# WHAT IS REQUIRED
From the records below, transcribe only the lines running from the one with "Emit a Python" through the one with "plt.rcParams['font.family'] = ['Liberation". Keep both of those end lines.

Some records
-*-
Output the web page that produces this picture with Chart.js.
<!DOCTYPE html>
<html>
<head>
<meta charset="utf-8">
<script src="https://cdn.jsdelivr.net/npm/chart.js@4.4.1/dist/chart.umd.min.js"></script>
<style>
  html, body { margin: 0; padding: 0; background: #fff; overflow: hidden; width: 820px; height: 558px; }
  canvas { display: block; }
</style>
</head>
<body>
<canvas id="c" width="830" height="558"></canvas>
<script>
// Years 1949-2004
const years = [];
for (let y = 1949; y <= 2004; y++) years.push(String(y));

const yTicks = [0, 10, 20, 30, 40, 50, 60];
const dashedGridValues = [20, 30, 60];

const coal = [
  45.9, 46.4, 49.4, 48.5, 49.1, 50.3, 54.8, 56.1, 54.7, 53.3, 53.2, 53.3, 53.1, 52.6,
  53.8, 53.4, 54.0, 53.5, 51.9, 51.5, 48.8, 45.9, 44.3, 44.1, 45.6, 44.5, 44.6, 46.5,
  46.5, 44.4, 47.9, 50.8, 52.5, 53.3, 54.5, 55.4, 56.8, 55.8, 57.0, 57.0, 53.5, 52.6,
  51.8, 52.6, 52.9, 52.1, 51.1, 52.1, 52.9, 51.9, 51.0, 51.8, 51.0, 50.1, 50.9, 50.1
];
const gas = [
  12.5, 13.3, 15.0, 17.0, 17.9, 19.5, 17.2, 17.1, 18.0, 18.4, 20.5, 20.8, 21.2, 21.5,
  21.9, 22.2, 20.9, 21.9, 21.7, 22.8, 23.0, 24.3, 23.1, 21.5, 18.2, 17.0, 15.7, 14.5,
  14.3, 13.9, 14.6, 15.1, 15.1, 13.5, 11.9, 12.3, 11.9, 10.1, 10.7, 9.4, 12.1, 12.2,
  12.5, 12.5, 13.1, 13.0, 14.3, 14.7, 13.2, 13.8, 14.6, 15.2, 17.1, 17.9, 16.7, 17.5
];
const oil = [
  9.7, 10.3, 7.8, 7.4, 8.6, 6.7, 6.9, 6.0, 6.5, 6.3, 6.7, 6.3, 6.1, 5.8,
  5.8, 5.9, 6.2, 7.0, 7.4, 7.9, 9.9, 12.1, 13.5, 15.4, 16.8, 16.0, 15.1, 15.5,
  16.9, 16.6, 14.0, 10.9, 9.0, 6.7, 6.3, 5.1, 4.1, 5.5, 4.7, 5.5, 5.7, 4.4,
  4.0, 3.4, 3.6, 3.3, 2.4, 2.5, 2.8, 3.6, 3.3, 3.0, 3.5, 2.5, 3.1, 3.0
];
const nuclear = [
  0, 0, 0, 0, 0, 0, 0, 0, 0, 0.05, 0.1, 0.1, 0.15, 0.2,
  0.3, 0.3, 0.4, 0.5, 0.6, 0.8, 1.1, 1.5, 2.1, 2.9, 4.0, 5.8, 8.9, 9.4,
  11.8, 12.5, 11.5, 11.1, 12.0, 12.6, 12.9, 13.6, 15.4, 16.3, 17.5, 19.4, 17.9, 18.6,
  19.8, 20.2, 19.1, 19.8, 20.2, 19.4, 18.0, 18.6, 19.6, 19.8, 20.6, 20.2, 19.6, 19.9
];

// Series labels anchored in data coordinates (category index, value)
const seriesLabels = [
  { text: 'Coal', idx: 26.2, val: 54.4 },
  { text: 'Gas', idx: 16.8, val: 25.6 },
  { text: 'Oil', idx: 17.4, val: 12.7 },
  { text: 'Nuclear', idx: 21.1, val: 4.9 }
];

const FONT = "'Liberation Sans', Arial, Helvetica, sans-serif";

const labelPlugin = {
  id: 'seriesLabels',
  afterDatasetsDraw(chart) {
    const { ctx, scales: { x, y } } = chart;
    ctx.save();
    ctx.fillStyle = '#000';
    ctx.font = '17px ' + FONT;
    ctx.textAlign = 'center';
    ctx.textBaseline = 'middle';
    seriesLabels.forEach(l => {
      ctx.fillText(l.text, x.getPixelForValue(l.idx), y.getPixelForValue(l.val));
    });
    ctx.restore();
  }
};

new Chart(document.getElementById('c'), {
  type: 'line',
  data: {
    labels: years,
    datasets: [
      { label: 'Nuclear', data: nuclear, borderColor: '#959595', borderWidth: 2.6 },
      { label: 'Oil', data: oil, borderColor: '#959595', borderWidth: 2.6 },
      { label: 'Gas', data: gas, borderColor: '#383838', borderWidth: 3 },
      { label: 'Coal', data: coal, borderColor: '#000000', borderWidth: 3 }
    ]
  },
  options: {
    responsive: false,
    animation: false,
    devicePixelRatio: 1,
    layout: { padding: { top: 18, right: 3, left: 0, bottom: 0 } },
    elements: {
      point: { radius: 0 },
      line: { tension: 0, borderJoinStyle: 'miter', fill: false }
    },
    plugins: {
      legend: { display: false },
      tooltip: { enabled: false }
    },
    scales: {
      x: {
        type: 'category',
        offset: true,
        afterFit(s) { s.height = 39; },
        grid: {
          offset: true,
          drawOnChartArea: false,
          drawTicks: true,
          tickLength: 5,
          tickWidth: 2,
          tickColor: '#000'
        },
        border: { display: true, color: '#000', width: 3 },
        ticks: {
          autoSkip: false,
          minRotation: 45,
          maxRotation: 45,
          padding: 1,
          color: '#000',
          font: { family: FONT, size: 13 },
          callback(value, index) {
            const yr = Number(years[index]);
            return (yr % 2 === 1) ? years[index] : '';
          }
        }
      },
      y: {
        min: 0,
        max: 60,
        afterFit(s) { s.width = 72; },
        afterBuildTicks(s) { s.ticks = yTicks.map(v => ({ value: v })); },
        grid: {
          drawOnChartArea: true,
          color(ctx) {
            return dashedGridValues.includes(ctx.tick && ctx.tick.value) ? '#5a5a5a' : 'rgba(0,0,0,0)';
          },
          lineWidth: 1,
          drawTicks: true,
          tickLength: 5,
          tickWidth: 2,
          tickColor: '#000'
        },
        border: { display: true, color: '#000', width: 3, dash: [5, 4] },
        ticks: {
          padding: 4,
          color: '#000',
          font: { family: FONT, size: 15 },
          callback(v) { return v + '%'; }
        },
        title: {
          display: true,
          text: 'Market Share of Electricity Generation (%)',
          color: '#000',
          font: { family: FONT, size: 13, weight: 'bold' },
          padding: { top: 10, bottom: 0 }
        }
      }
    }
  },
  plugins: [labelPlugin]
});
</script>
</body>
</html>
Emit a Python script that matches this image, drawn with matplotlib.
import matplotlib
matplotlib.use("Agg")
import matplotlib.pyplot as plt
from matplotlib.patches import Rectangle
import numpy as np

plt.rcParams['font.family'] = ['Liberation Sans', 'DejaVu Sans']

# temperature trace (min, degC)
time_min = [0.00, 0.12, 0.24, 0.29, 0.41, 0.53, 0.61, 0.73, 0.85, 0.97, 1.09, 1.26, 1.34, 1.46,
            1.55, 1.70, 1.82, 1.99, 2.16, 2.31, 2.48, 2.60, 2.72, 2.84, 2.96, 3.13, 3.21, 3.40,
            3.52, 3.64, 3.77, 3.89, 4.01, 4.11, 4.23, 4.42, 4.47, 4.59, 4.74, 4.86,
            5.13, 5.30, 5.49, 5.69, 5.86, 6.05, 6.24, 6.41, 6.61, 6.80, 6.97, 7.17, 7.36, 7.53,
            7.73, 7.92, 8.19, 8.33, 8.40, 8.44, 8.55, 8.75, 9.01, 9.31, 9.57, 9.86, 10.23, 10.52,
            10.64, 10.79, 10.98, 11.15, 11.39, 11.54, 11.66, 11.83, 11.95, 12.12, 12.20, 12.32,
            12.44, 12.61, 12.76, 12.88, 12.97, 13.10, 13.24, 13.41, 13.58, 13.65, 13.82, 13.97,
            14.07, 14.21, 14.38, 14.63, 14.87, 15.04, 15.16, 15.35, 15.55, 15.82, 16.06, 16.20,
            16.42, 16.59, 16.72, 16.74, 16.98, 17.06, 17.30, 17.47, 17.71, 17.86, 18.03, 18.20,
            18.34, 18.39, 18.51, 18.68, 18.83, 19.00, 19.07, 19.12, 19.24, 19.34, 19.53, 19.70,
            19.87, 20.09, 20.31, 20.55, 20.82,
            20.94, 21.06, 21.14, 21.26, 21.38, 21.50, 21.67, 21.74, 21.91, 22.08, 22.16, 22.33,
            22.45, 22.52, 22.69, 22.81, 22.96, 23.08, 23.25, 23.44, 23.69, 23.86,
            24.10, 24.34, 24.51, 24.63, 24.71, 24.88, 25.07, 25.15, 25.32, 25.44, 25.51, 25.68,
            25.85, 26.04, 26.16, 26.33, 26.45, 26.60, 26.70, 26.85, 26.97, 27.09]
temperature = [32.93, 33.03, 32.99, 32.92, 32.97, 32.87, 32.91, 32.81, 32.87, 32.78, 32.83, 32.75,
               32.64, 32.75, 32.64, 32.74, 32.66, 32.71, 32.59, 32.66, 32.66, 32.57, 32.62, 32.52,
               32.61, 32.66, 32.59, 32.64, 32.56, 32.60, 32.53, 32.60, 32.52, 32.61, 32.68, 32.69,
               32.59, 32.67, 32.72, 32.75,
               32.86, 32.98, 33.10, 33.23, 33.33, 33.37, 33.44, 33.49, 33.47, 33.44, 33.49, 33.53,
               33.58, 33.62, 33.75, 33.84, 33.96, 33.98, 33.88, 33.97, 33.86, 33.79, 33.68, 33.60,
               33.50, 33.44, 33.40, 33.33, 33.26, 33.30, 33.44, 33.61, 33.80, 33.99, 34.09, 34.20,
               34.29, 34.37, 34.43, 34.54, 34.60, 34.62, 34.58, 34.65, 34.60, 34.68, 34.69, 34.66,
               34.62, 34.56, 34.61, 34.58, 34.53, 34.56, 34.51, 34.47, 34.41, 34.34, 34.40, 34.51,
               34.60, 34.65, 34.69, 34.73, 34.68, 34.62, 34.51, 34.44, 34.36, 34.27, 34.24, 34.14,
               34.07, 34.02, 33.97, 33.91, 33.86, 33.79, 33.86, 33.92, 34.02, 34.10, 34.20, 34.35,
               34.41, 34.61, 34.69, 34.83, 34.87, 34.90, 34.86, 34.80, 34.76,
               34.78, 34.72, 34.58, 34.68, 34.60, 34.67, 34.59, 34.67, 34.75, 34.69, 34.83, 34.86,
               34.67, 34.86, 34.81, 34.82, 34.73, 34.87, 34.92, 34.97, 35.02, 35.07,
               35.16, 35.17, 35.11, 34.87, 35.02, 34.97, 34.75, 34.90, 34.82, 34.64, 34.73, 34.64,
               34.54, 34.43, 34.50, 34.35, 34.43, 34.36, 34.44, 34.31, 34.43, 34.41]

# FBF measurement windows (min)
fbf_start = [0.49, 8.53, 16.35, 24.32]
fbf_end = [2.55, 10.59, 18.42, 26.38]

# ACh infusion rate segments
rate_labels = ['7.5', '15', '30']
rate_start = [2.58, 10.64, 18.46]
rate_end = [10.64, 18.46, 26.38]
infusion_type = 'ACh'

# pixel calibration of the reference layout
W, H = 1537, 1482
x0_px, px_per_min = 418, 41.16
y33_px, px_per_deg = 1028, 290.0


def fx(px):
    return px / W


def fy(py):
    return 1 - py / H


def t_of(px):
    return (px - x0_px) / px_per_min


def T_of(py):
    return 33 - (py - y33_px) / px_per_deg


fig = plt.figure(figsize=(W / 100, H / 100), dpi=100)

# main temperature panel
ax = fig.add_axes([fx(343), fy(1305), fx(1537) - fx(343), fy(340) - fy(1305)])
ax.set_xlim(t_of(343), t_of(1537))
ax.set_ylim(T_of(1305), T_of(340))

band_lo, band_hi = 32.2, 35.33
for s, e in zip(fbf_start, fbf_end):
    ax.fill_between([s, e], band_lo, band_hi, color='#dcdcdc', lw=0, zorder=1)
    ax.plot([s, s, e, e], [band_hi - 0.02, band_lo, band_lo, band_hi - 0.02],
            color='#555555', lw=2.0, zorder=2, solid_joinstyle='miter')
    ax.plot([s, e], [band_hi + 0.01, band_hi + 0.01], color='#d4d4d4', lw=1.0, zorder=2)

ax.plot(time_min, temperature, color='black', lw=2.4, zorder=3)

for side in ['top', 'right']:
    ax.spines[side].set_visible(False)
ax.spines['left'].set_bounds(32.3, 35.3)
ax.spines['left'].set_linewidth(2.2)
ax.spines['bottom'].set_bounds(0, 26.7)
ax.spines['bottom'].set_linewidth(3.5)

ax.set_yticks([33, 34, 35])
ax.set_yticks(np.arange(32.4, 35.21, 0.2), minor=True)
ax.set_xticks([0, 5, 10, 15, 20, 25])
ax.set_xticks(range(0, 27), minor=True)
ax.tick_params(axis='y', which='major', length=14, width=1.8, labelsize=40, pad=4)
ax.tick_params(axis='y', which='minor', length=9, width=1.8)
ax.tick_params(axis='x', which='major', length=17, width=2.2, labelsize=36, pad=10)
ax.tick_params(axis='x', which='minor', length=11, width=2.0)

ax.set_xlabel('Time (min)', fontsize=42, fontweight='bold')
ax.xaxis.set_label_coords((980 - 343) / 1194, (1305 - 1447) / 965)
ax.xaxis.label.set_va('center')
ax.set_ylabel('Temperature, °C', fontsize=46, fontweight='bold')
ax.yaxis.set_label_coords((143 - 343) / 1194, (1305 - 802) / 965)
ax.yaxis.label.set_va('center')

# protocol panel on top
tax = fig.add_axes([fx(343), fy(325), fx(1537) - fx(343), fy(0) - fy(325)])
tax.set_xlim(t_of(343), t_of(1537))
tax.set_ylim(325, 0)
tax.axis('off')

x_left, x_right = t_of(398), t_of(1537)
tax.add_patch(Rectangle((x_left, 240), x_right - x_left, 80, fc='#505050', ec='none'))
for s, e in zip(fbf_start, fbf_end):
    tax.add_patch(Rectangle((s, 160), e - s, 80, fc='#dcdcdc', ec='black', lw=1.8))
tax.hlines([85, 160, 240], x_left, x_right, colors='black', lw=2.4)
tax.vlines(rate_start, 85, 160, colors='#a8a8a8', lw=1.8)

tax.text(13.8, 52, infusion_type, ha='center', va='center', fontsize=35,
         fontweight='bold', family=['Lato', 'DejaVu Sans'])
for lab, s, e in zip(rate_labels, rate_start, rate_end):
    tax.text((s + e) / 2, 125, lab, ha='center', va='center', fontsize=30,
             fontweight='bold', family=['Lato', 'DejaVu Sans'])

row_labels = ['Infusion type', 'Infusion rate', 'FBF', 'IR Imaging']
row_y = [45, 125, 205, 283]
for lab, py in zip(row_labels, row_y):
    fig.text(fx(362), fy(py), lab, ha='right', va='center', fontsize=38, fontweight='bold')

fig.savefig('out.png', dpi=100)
-*-
# TASK ANSWER
Emit a Python script that matches this image, drawn with matplotlib.
import matplotlib
matplotlib.use("Agg")
import matplotlib.pyplot as plt
from matplotlib.patches import Rectangle
import numpy as np

plt.rcParams['font.family'] = ['Liberation Sans', 'DejaVu Sans']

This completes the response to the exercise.